Stuck in an innovation rut? Here are six tips and tricks to help boost your business innovation from Jim Scully, of strategic design consultancy firm ThinkPlace.
According to Statistics New Zealand, nearly half of New Zealand businesses reported innovation activity in 2011. And the aggregate profitability of innovators was twice that of non-innovators.
According to Jim Scully, sometimes all that’s blocking a business from becoming more innovative is itself. Being too narrow in your focus of what innovation is can sometimes kill ideas too quickly, before they’ve had enough time to develop and grow.
“A lot of people think it’s just creativity, but innovation’s more than that,” says Scully. “[It’s about] creating something, developing something and realising or commercialising the benefits.”
So if you’re looking to boost innovation in your business, here are six things to try:
Seek fresh insight
Doing this early on in the process will help fuel innovation – “always seek insight early and find ways to bring it in, undiluted and raw, into your company,” says Scully.
Build a diverse, eclectic team of people around you – this will help to bring new perspectives in and give you a different take on the project.

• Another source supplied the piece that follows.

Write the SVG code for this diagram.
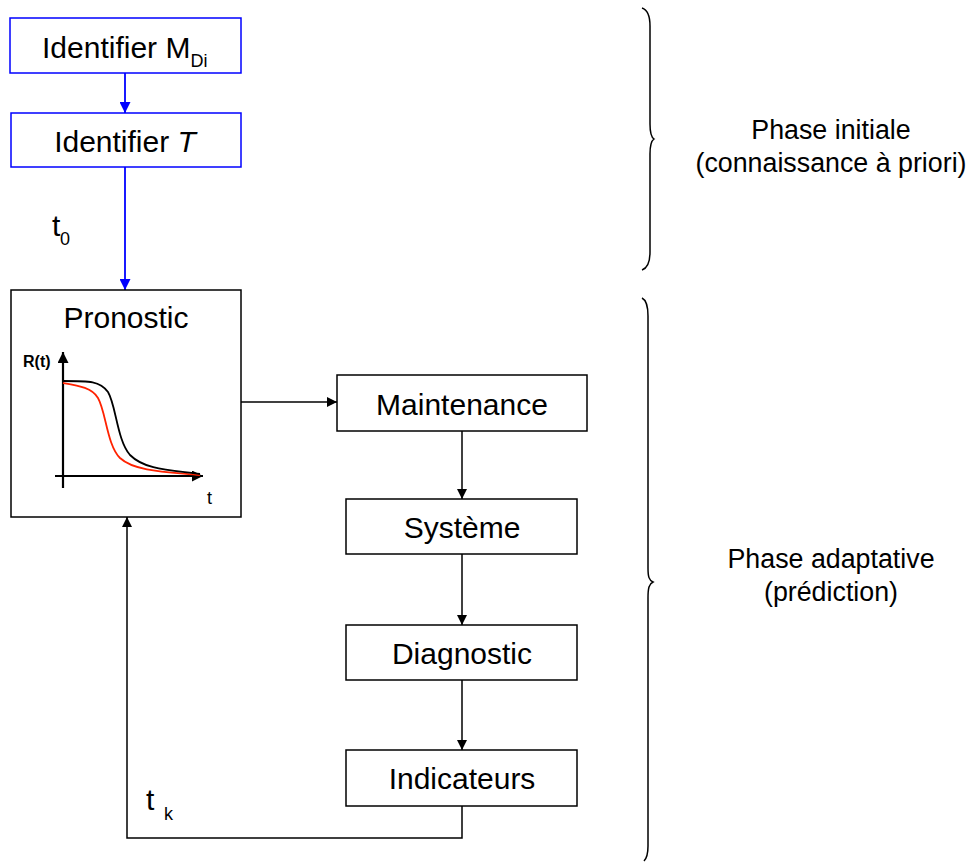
<svg xmlns="http://www.w3.org/2000/svg" width="969" height="863" viewBox="0 0 969 863">
  <style>
    text { font-family: "Liberation Sans", Arial, sans-serif; fill: #000; }
    .lbl { font-size: 30px; text-anchor: middle; }
    .side { font-size: 26.8px; text-anchor: middle; }
    .box { fill: #fff; stroke: #000; stroke-width: 1.5; }
    .bbox { fill: #fff; stroke: #0000ff; stroke-width: 1.5; }
    .wire { fill: none; stroke: #000; stroke-width: 1.5; }
    .bwire { fill: none; stroke: #0000ff; stroke-width: 1.8; }
    .brace { fill: none; stroke: #000; stroke-width: 1.5; }
  </style>
  <defs>
    <marker id="ah" viewBox="0 0 10 10" refX="10" refY="5" markerWidth="10" markerHeight="10" markerUnits="userSpaceOnUse" orient="auto">
      <path d="M0,0 L10,5 L0,10 Z" fill="#000"/>
    </marker>
    <marker id="ahb" viewBox="0 0 10 10" refX="10" refY="5" markerWidth="11" markerHeight="11" markerUnits="userSpaceOnUse" orient="auto">
      <path d="M0,0 L10,5 L0,10 Z" fill="#0000ff"/>
    </marker>
    <marker id="ax" viewBox="0 0 10 10" refX="10" refY="5" markerWidth="11" markerHeight="11" markerUnits="userSpaceOnUse" orient="auto">
      <path d="M0,0 L10,5 L0,10 Z" fill="#000"/>
    </marker>
  </defs>

  <!-- connectors -->
  <g id="connectors">
    <path class="bwire" d="M125,73 V113" marker-end="url(#ahb)"/>
    <path class="bwire" d="M125,167 V290" marker-end="url(#ahb)"/>
    <path class="wire" d="M241,402 H337" marker-end="url(#ah)"/>
    <path class="wire" d="M462,431 V499" marker-end="url(#ah)"/>
    <path class="wire" d="M462,554 V625" marker-end="url(#ah)"/>
    <path class="wire" d="M462,680 V750" marker-end="url(#ah)"/>
    <path class="wire" d="M462,806 V838 H127 V517" marker-end="url(#ah)"/>
    <text x="52" y="236" font-size="30">t</text>
    <text x="60" y="245" font-size="18">0</text>
    <text x="146" y="810" font-size="30">t</text>
    <text x="164" y="820" font-size="18">k</text>
  </g>

  <g id="identifier-mdi">
    <rect class="bbox" x="10" y="18" width="231" height="55"/>
    <text x="42" y="58" font-size="30">Identifier M<tspan font-size="18" dy="9">Di</tspan></text>
  </g>

  <g id="identifier-t">
    <rect class="bbox" x="11" y="113" width="230" height="54"/>
    <text class="lbl" x="125" y="152">Identifier <tspan font-style="italic">T</tspan></text>
  </g>

  <g id="pronostic">
    <rect class="box" x="11" y="290" width="230" height="227"/>
    <text class="lbl" x="126" y="328">Pronostic</text>
    <text x="23" y="367" font-size="16" font-weight="bold">R(t)</text>
    <text x="207" y="504" font-size="18">t</text>
    <path d="M63,488 V352" fill="none" stroke="#000" stroke-width="2.2" marker-end="url(#ax)"/>
    <path d="M55,476 H203" fill="none" stroke="#000" stroke-width="2.2" marker-end="url(#ax)"/>
    <path d="M63,383 C80,386 92,388 98,398 C106,412 107,445 120,458 C135,472 170,472 200,475" fill="none" stroke="#ff2200" stroke-width="1.8"/>
    <path d="M63,381 C90,381 100,381 108,392 C116,405 117,440 130,455 C145,470 170,470 200,474" fill="none" stroke="#000" stroke-width="1.8"/>
  </g>

  <g id="maintenance">
    <rect class="box" x="337" y="375" width="250" height="56"/>
    <text class="lbl" x="462" y="415">Maintenance</text>
  </g>

  <g id="systeme">
    <rect class="box" x="346" y="499" width="231" height="55"/>
    <text class="lbl" x="462" y="538">Système</text>
  </g>

  <g id="diagnostic">
    <rect class="box" x="346" y="625" width="231" height="55"/>
    <text class="lbl" x="462" y="664">Diagnostic</text>
  </g>

  <g id="indicateurs">
    <rect class="box" x="346" y="750" width="231" height="56"/>
    <text class="lbl" x="462" y="789">Indicateurs</text>
  </g>

  <!-- phase braces and labels -->
  <g id="phase-initiale">
    <path class="brace" d="M642,8 C648,10 650,16 650,26 V124 C650,133 651,137 654,139 C651,141 650,145 650,154 V252 C650,262 648,268 642,270"/>
    <text class="side" x="831" y="139">Phase initiale</text>
    <text class="side" x="831" y="172">(connaissance à priori)</text>
  </g>

  <g id="phase-adaptative">
    <path class="brace" d="M642,298 C646,300 648,306 648,316 V568 C648,577 649,580 653,582 C649,584 648,588 648,598 V846 C648,854 647,858 644,861"/>
    <text class="side" x="831" y="568">Phase adaptative</text>
    <text class="side" x="831" y="601">(prédiction)</text>
  </g>
</svg>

And when you’re looking at getting those new perspectives, it’s important to “go to the edges” – because this is where you’ll get the most variation and the most insight. For example, if you’re designing something with an element of technology, get perspectives from technology-averse people, says Scully.
Create space for ideas
“Innovative teams create collaborative spaces which are highly flexible and usable,” says Scully.
For example, use white walls instead of whiteboards to create the maximum amount of space possible for your ideas. Make sure these ideas are easily visible and there’s enough space to add to them – keep building and evolving these ideas and don’t kill them by rubbing them off too fast.
“Curiosity might have killed the cat, but it absolutely gives life to innovation,” says Scully.
It’s important to get into new environments and try and see new things – get insight from a different industry, go to a different country, expose yourself to new information from all sources, whether it’s from a magazine or other people.
According to Scully, looking outside your particular industry is particularly helpful because there may already be some good ideas in place that could be easily tweaked for your own context.
“Put yourself in the customer’s shoes,” says Scully.
Design early and often with the people who will be the ones using your product or service, as opposed to later-stage user testing when only small adjustments can be made. Try to understand what’s desirable from the customer or user perspective, and design keeping that in mind first.
“Have big goals and challenges with juice to generate innovative energy,” says Scully.
Don’t limit yourself to what you think is possible from a technological view or viable from a business perspective – frame the challenge in different ways and widen the possibilities of what you think you can achieve.
Get things out early to maximise the testing and learning stage. Scully says once you have an idea, it’s important to “make it visible” early on in the process.
To borrow a phrase from Silicon Valley – “think by making,” says Scully. Prototype the product or service simply and crudely – the point is not to make it look good, but to test it and learn from it.